Inside Der Nister Downtown Jewish Center, a hybrid bookstore and synagogue on the 14th floor of an old bank building in Downtown Los Angeles, a small crowd focuses on the space’s co-founder, Zach Golden, 33. He stands at a podium between ceiling-high shelves of Jewish books, and begins to read a poem penned nearly a century ago, by a Jewish immigrant from modern-day Ukraine. It’s titled “California.”

He reads first in Yiddish — a linguistic blend of German with Hebrew, Aramaic, Slavic, and other European influences — and then in English. 

“The waves will cradle me and whisper ‘peace, shalom,’” he translates. “I drift into sleep, becoming a desert dream.” 
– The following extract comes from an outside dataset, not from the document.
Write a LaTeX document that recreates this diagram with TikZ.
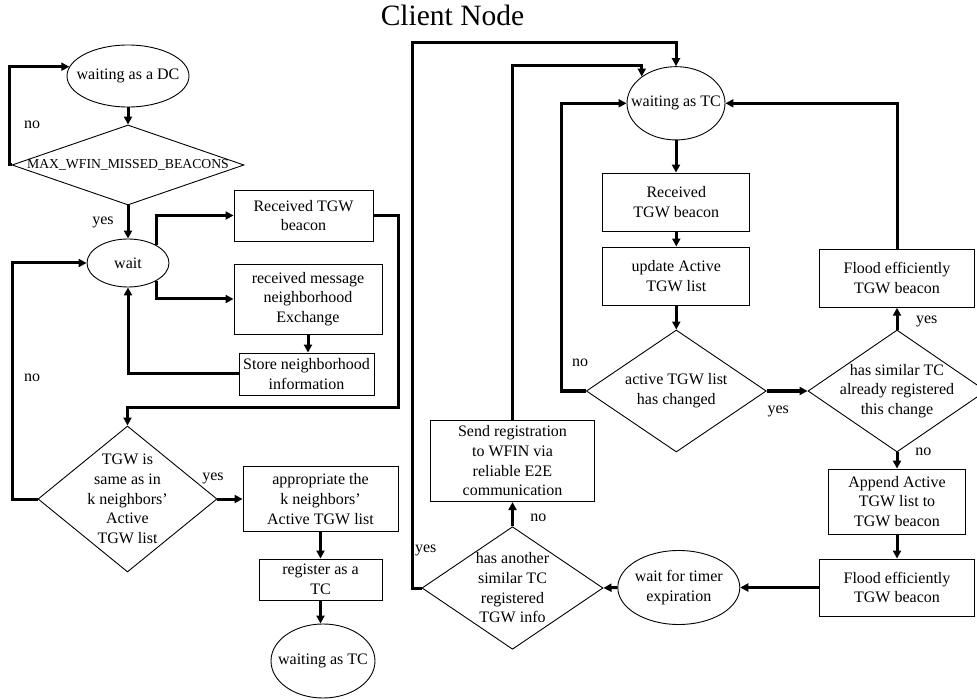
\documentclass[tikz,border=0pt]{standalone}
\usepackage{fontspec}
\setmainfont{Liberation Serif}
\usetikzlibrary{shapes.geometric,arrows.meta,calc}
\begin{document}
\begin{tikzpicture}[x=1pt,y=-1pt,
  base/.style={draw=black, line width=0.9pt, inner sep=0pt, align=center, font=\fontsize{16}{19.7}\selectfont},
  box/.style={base, rectangle},
  oval/.style={base, ellipse},
  dia/.style={base, diamond},
  lbl/.style={font=\fontsize{16}{19.7}\selectfont, inner sep=0pt, align=center},
  conn/.style={line width=3pt, -{Triangle[length=8pt,width=8pt]}},
]
\useasboundingbox (0,0) rectangle (977,700);

\node[font=\fontsize{29.5}{34}\selectfont, anchor=base, inner sep=0pt] (title) at (452.5,26) {Client Node};

% left flow
\node[oval, minimum width=122pt, minimum height=62pt, label={[lbl]center:waiting as a DC}] (e1) at (128,76) {};
\node[dia, minimum width=232pt, minimum height=80pt, label={[lbl,font=\fontsize{13.7}{16}\selectfont]center:MAX\_WFIN\_MISSED\_BEACONS}] (d1) at (128,165) {};
\node[oval, minimum width=82pt, minimum height=48pt, label={[lbl]center:wait}] (e2) at (128,263) {};
\node[box, minimum width=139pt, minimum height=51pt] (b1) at (303.5,215.5) {Received TGW\\beacon};
\node[box, minimum width=148pt, minimum height=70pt] (b2) at (308,299) {received message\\neighborhood\\Exchange};
\node[box, minimum width=135pt, minimum height=42pt] (b3) at (306.5,374) {Store neighborhood\\information};
\node[dia, minimum width=179pt, minimum height=146pt, label={[lbl]center:TGW is\\same as in\\k neighbors'\\Active\\TGW list}] (d2) at (127.5,499) {};
\node[box, minimum width=155pt, minimum height=65pt] (b4) at (320.5,499) {appropriate the\\k neighbors'\\Active TGW list};
\node[box, minimum width=123pt, minimum height=41pt] (b5) at (320.5,579.5) {register as a\\TC};
\node[oval, minimum width=104pt, minimum height=74pt, label={[lbl]center:waiting as TC}] (e3) at (323,661) {};

% right flow
\node[oval, minimum width=98pt, minimum height=73.3pt, label={[lbl]center:waiting as TC}] (e4) at (676,103.3) {};
\node[box, minimum width=147pt, minimum height=58pt] (b6) at (676.3,202) {Received\\TGW beacon};
\node[box, minimum width=147pt, minimum height=58pt] (b7) at (676.3,276) {update Active\\TGW list};
\node[dia, minimum width=180pt, minimum height=122pt, label={[lbl]center:active TGW list\\has changed}] (d3) at (676.3,391) {};
\node[dia, minimum width=178pt, minimum height=122pt, label={[lbl]center:has similar TC\\already registered\\this change}] (d4) at (897,391) {};
\node[box, minimum width=155.7pt, minimum height=58pt] (b8) at (897,278.3) {Flood efficiently\\TGW beacon};
\node[box, minimum width=136.3pt, minimum height=65pt] (b9) at (897,501.5) {Append Active\\TGW list to\\TGW beacon};
\node[box, minimum width=155.7pt, minimum height=57pt] (b10) at (897,587.5) {Flood efficiently\\TGW beacon};
\node[oval, minimum width=122pt, minimum height=74pt, label={[lbl]center:wait for timer\\expiration}] (e5) at (678.8,587.5) {};
\node[dia, minimum width=181pt, minimum height=122.6pt, label={[lbl]center:has another\\similar TC\\registered\\TGW info}] (d5) at (512.5,588) {};
\node[box, minimum width=163.6pt, minimum height=81.7pt] (b11) at (512.5,460.8) {Send registration\\to WFIN via\\reliable E2E\\communication};

% labels
\node[lbl] (l1) at (32,125) {no};
\node[lbl] (l2) at (103,222) {yes};
\node[lbl] (l3) at (32,378) {no};
\node[lbl] (l4) at (213,478) {yes};
\node[lbl] (l5) at (580,362.7) {no};
\node[lbl] (l6) at (778.3,411.7) {yes};
\node[lbl] (l7) at (926.7,321.7) {yes};
\node[lbl] (l8) at (923.3,452.3) {no};
\node[lbl] (l9) at (538.3,517.5) {no};
\node[lbl] (l10) at (425.8,550) {yes};

% left connectors
\draw[conn] (e1.south) -- (d1.north);
\draw[conn] (d1.west) -- ++(-2,0) |- (e1.171);
\draw[conn] (d1.south) -- (e2.north);
\draw[conn] (e2.32) |- (b1.west);
\draw[conn] (e2.-32) |- (b2.west);
\draw[conn] (b2.south) -- (b2.south |- b3.north);
\draw[conn] (b3.west) -| (e2.south);
\draw[conn] (b1.east) -- ++(25,0) |- ([yshift=18pt]d2.north) -- (d2.north);
\draw[conn] (d2.west) -- ++(-25,0) |- (e2.west);
\draw[conn] (d2.east) -- (b4.west);
\draw[conn] (b4.south) -- (b5.north);
\draw[conn] (b5.south) -- (b5.south |- e3.north);

% right connectors
\draw[conn] (e4.south) -- (e4.south |- b6.north);
\draw[conn] (b6.south) -- (b7.north);
\draw[conn] (b7.south) -- (d3.north);
\draw[conn] (d3.west) -- ++(-24.5,0) |- (e4.west);
\draw[conn] (d3.east) -- (d4.west);
\draw[conn] (d4.north) -- (b8.south);
\draw[conn] (b8.north) |- (e4.east);
\draw[conn] (d4.south) -- (b9.north);
\draw[conn] (b9.south) -- (b10.north);
\draw[conn] (b10.west) -- (e5.east);
\draw[conn] (e5.west) -- (d5.east);
\draw[conn] (d5.north) -- (b11.south);
\draw[conn] (b11.north) |- ([yshift=10.7pt]e4.142) -- (e4.142);
\draw[conn] (d5.west) -- ++(-9,0) |- ([yshift=24pt]e4.north) -- (e4.north);
\end{tikzpicture}
\end{document}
Soon, audience members, mostly Jews in their 20s and 30s, begin to share observations and ask questions about the Yiddish translation. Some are fluent in Yiddish or learning the language. Others are just curious to hear it spoken aloud. 

What’s happening in this room is actually quite radical.

Yiddish, the historic language of Jews in Europe and Russia, was once nearly extinguished. But now, a disparate coalition of strictly religious Jews, progressive, secular, and young Jews — drawn to the language for different reasons — are keeping Yiddish alive. In fact, some scholars say it’s experiencing a revival.

 “I think we are definitely in a period of resurgence,” says Jonathan Brent, director of the YIVO Institute for Jewish Research in New York. He says his organization has expanded its Yiddish language offerings in recent years to accommodate increased demand, and noted that young people in particular are taking an interest. 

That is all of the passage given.